* PROBLEM DESCRIPTION *
Only the lines from the start of the data through the line with "import seaborn as sns" belong in the copy. Restate them word for word, minus the pictures.

______________________________

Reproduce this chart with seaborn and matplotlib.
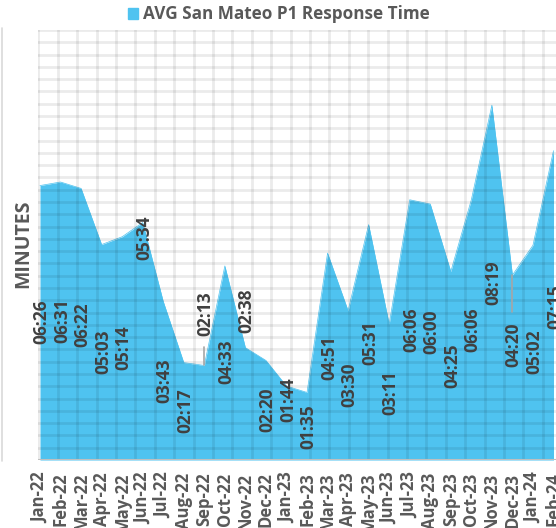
import matplotlib
matplotlib.use("Agg")
import matplotlib.pyplot as plt
from matplotlib.lines import Line2D
import numpy as np
import pandas as pd
import seaborn as sns

# Monthly average P1 response times (mm:ss)
months = ["Jan-22", "Feb-22", "Mar-22", "Apr-22", "May-22", "Jun-22", "Jul-22",
          "Aug-22", "Sep-22", "Oct-22", "Nov-22", "Dec-22", "Jan-23", "Feb-23",
          "Mar-23", "Apr-23", "May-23", "Jun-23", "Jul-23", "Aug-23", "Sep-23",
          "Oct-23", "Nov-23", "Dec-23", "Jan-24", "Feb-24"]
response_times = ["06:26", "06:31", "06:22", "05:03", "05:14", "05:34", "03:43",
                  "02:17", "02:13", "04:33", "02:38", "02:20", "01:44", "01:35",
                  "04:51", "03:30", "05:31", "03:11", "06:06", "06:00", "04:25",
                  "06:06", "08:19", "04:20", "05:02", "07:15"]


def to_minutes(t):
    m, s = t.split(":")
    return int(m) + int(s) / 60.0


df = pd.DataFrame({"month": months, "label": response_times})
df["pos"] = np.arange(len(df))
df["minutes"] = df["label"].map(to_minutes)

# Where each value label sits (centre, in minutes)
label_centres = [3.23, 3.26, 3.16, 2.53, 2.63, 5.20, 1.85, 1.15, 3.42, 2.30,
                 3.49, 1.17, 1.41, 0.77, 2.41, 1.76, 2.74, 1.57, 3.05, 3.00,
                 2.20, 3.05, 4.15, 2.70, 2.53, 3.59]
# Labels joined to their point by a leader line: month -> line start
leaders = {"Sep-22": 2.65, "Dec-23": 3.47}

fill_color = "#4FC3F0"
text_dark = "#404040"
text_grey = "#595959"

sns.set_theme(style="white")
plt.rcParams["font.family"] = ["Open Sans", "DejaVu Sans"]

W, H = 556, 528
fig = plt.figure(figsize=(W / 100, H / 100), dpi=100)
left_px, top_px, bottom_px = 38.3, 30, 460
ax = fig.add_axes([left_px / W, (H - bottom_px) / H, 1 - left_px / W,
                   (bottom_px - top_px) / H])

ymax = 0.007 * 24 * 60          # 0.007 day
step_y = 0.0002 * 24 * 60       # 0.0002 day
px_per_month = 20.54
x0 = -(40 - left_px) / px_per_month
x1 = x0 + (W - left_px) / px_per_month
ax.set_xlim(x0, x1)
ax.set_ylim(0, ymax)

# Area series
ax.fill_between(df["pos"], 0, df["minutes"], color=fill_color, lw=0, zorder=1)
sns.lineplot(data=df, x="pos", y="minutes", ax=ax, color=fill_color,
             lw=0.5, zorder=1.5, legend=False)

# Fine grid drawn over the area
for yv in np.arange(0, ymax + 1e-6, step_y):
    ax.axhline(yv, color="black", alpha=0.08, lw=2.0, zorder=2)
step_x = 19.4 / px_per_month
for xv in np.arange(x0, x1 + step_x, step_x):
    ax.axvline(xv, color="black", alpha=0.08, lw=2.0, zorder=2)

# Value labels
for i, row in df.iterrows():
    ax.text(row["pos"] + 0.07, label_centres[i], row["label"], rotation=90,
            ha="center", va="center", fontsize=12.5, fontweight="bold",
            color=text_dark, zorder=4)

for m, start in leaders.items():
    r = df[df["month"] == m].iloc[0]
    ax.plot([r["pos"], r["pos"]], [start, r["minutes"]], color="#A6A6A6",
            lw=1.2, zorder=3)

for s in ax.spines.values():
    s.set_visible(False)
ax.axhline(0, color="#BFBFBF", lw=1.5, zorder=3)

ax.set_xticks(df["pos"])
ax.set_xticklabels(df["month"], rotation=90, fontsize=12, fontweight="bold",
                   color=text_grey, va="top", ha="center")
ax.tick_params(axis="x", length=0, pad=9)
ax.set_yticks([])
ax.set_xlabel("")
ax.set_ylabel("")

fig.text(23 / W, 1 - 244 / H, "MINUTES", rotation=90, ha="center",
         va="center", fontsize=14, fontweight="bold", color=text_grey)

# Legend-style title
fig.patches.append(plt.Rectangle((127.5 / W, 1 - 19 / H), 10.5 / W, 10.5 / H,
                                 transform=fig.transFigure, color=fill_color))
fig.text(143 / W, 1 - 14 / H, "AVG San Mateo P1 Response Time", ha="left",
         va="center", fontsize=12.3, fontweight="bold", color=text_grey)

# Chart-area border on the left
fig.add_artist(Line2D([1.5 / W, 1.5 / W], [1 - 28 / H, 1 - 461 / H],
                      transform=fig.transFigure, color="#D9D9D9", lw=1.2))

fig.savefig("out.png", dpi=100)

______________________________

* COMPLETE ANSWER *
Reproduce this chart with seaborn and matplotlib.
import matplotlib
matplotlib.use("Agg")
import matplotlib.pyplot as plt
from matplotlib.lines import Line2D
import numpy as np
import pandas as pd
import seaborn as sns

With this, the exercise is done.